THE EXERCISE:
Leave out the pictures, then reproduce the rest of the material exactly.
········
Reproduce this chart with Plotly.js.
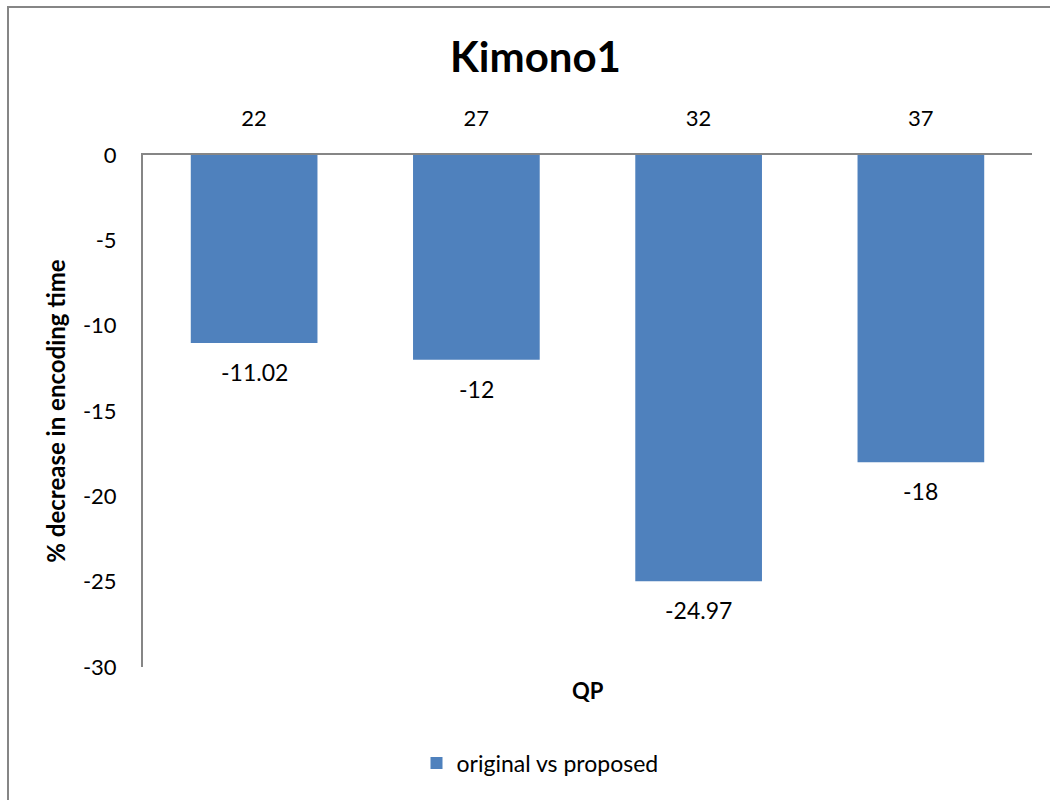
<!DOCTYPE html>
<html>
<head>
<meta charset="utf-8">
<script src="https://cdn.plot.ly/plotly-3.0.1.min.js"></script>
<style>
  html, body { margin: 0; padding: 0; overflow: hidden; background: #fff; }
  #chart { width: 1050px; height: 800px; }
  #frame {
    position: absolute; left: 7px; top: 6px; width: 1100px; height: 900px;
    border-left: 2px solid #868686; border-top: 2px solid #868686;
    pointer-events: none;
  }
</style>
</head>
<body>
<div id="chart"></div>
<div id="frame"></div>
<script>
// QP settings and the change in encoding time for each
const qpLabels = ['22', '27', '32', '37'];
const timeChange = [-11.02, -12, -24.97, -18];
const seriesName = 'original vs proposed';
// y tick labels written with a plain hyphen
const yTickVals = [0, -5, -10, -15, -20, -25, -30];
const yTickText = ['0', '-5', '-10', '-15', '-20', '-25', '-30'];

const FONT = 'Lato, "Open Sans", sans-serif';

const trace = {
  type: 'bar',
  x: qpLabels,
  y: timeChange,
  name: seriesName,
  marker: { color: '#4F81BD' },
  showlegend: true,
  hoverinfo: 'x+y'
};

// value labels under the end of each bar (x given as the category index)
const valueLabels = qpLabels.map((qp, i) => ({
  x: i,
  y: timeChange[i],
  xref: 'x', yref: 'y',
  text: String(timeChange[i]),
  showarrow: false,
  xanchor: 'center', yanchor: 'middle',
  yshift: -29,
  font: { family: FONT, size: 23, color: '#000' }
}));

const layout = {
  width: 1050,
  height: 800,
  margin: { l: 143, r: 18, t: 155, b: 133 },
  paper_bgcolor: '#fff',
  plot_bgcolor: '#fff',
  font: { family: FONT, size: 22, color: '#000' },
  title: {
    text: '<b>Kimono1</b>',
    font: { family: FONT, size: 42, color: '#000' },
    xref: 'container', x: 0.51, xanchor: 'center',
    yref: 'container', y: 1 - 57 / 800, yanchor: 'middle'
  },
  bargap: 0.43,
  xaxis: {
    type: 'category',
    categoryorder: 'array',
    categoryarray: qpLabels,
    range: [-0.5, qpLabels.length - 0.5],
    side: 'top',
    showline: true,
    linecolor: '#868686',
    linewidth: 2,
    ticks: '',
    ticklabelstandoff: 18,
    tickfont: { family: FONT, size: 22, color: '#000' },
    showgrid: false,
    zeroline: false
  },
  yaxis: {
    range: [-30, 0],
    tickmode: 'array',
    tickvals: yTickVals,
    ticktext: yTickText,
    showline: true,
    linecolor: '#868686',
    linewidth: 2,
    ticks: '',
    ticklabelstandoff: 20,
    showgrid: false,
    zeroline: false,
    tickfont: { family: FONT, size: 22, color: '#000' },
    title: {
      text: '<b>% decrease in encoding time</b>',
      font: { family: FONT, size: 24, color: '#000' },
      standoff: 10
    }
  },
  annotations: valueLabels.concat([{
    text: '<b>QP</b>',
    xref: 'paper', yref: 'paper',
    x: 0.5, y: -23 / 512,
    xanchor: 'center', yanchor: 'middle',
    showarrow: false,
    font: { family: FONT, size: 22, color: '#000' }
  }]),
  showlegend: true,
  legend: {
    orientation: 'h',
    xref: 'container', yref: 'container',
    x: 540 / 1050, xanchor: 'center',
    y: 1 - 763 / 800, yanchor: 'middle',
    font: { family: FONT, size: 23, color: '#000' },
    itemwidth: 30
  }
};

Plotly.newPlot('chart', [trace], layout, { displayModeBar: false, staticPlot: true });
</script>
</body>
</html>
········
RESULT:
Reproduce this chart with Plotly.js.
<!DOCTYPE html>
<html>
<head>
<meta charset="utf-8">
<script src="https://cdn.plot.ly/plotly-3.0.1.min.js"></script>
<style>
  html, body { margin: 0; padding: 0; overflow: hidden; background: #fff; }
  #chart { width: 1050px; height: 800px; }
  #frame {
    position: absolute; left: 7px; top: 6px; width: 1100px; height: 900px;
    border-left: 2px solid #868686; border-top: 2px solid #868686;
    pointer-events: none;
  }
</style>
</head>
<body>
<div id="chart"></div>
<div id="frame"></div>
<script>
// QP settings and the change in encoding time for each
const qpLabels = ['22', '27', '32', '37'];
const timeChange = [-11.02, -12, -24.97, -18];
const seriesName = 'original vs proposed';
// y tick labels written with a plain hyphen
const yTickVals = [0, -5, -10, -15, -20, -25, -30];
const yTickText = ['0', '-5', '-10', '-15', '-20', '-25', '-30'];

const FONT = 'Lato, "Open Sans", sans-serif';

const trace = {
  type: 'bar',
  x: qpLabels,
  y: timeChange,
  name: seriesName,
  marker: { color: '#4F81BD' },
  showlegend: true,
  hoverinfo: 'x+y'
};

// value labels under the end of each bar (x given as the category index)
const valueLabels = qpLabels.map((qp, i) => ({
  x: i,
  y: timeChange[i],
  xref: 'x', yref: 'y',
  text: String(timeChange[i]),
  showarrow: false,
  xanchor: 'center', yanchor: 'middle',
  yshift: -29,
  font: { family: FONT, size: 23, color: '#000' }
}));

const layout = {
  width: 1050,
  height: 800,
  margin: { l: 143, r: 18, t: 155, b: 133 },
  paper_bgcolor: '#fff',
  plot_bgcolor: '#fff',
  font: { family: FONT, size: 22, color: '#000' },
  title: {
    text: '<b>Kimono1</b>',
    font: { family: FONT, size: 42, color: '#000' },
    xref: 'container', x: 0.51, xanchor: 'center',
    yref: 'container', y: 1 - 57 / 800, yanchor: 'middle'
  },
  bargap: 0.43,
  xaxis: {
    type: 'category',
    categoryorder: 'array',
    categoryarray: qpLabels,
    range: [-0.5, qpLabels.length - 0.5],
    side: 'top',
    showline: true,
    linecolor: '#868686',
    linewidth: 2,
    ticks: '',
    ticklabelstandoff: 18,
    tickfont: { family: FONT, size: 22, color: '#000' },
    showgrid: false,
    zeroline: false
  },
  yaxis: {
    range: [-30, 0],
    tickmode: 'array',
    tickvals: yTickVals,
    ticktext: yTickText,
    showline: true,
    linecolor: '#868686',
    linewidth: 2,
    ticks: '',
    ticklabelstandoff: 20,
    showgrid: false,
    zeroline: false,
    tickfont: { family: FONT, size: 22, color: '#000' },
    title: {
      text: '<b>% decrease in encoding time</b>',
      font: { family: FONT, size: 24, color: '#000' },
      standoff: 10
    }
  },
  annotations: valueLabels.concat([{
    text: '<b>QP</b>',
    xref: 'paper', yref: 'paper',
    x: 0.5, y: -23 / 512,
    xanchor: 'center', yanchor: 'middle',
    showarrow: false,
    font: { family: FONT, size: 22, color: '#000' }
  }]),
  showlegend: true,
  legend: {
    orientation: 'h',
    xref: 'container', yref: 'container',
    x: 540 / 1050, xanchor: 'center',
    y: 1 - 763 / 800, yanchor: 'middle',
    font: { family: FONT, size: 23, color: '#000' },
    itemwidth: 30
  }
};

Plotly.newPlot('chart', [trace], layout, { displayModeBar: false, staticPlot: true });
</script>
</body>
</html>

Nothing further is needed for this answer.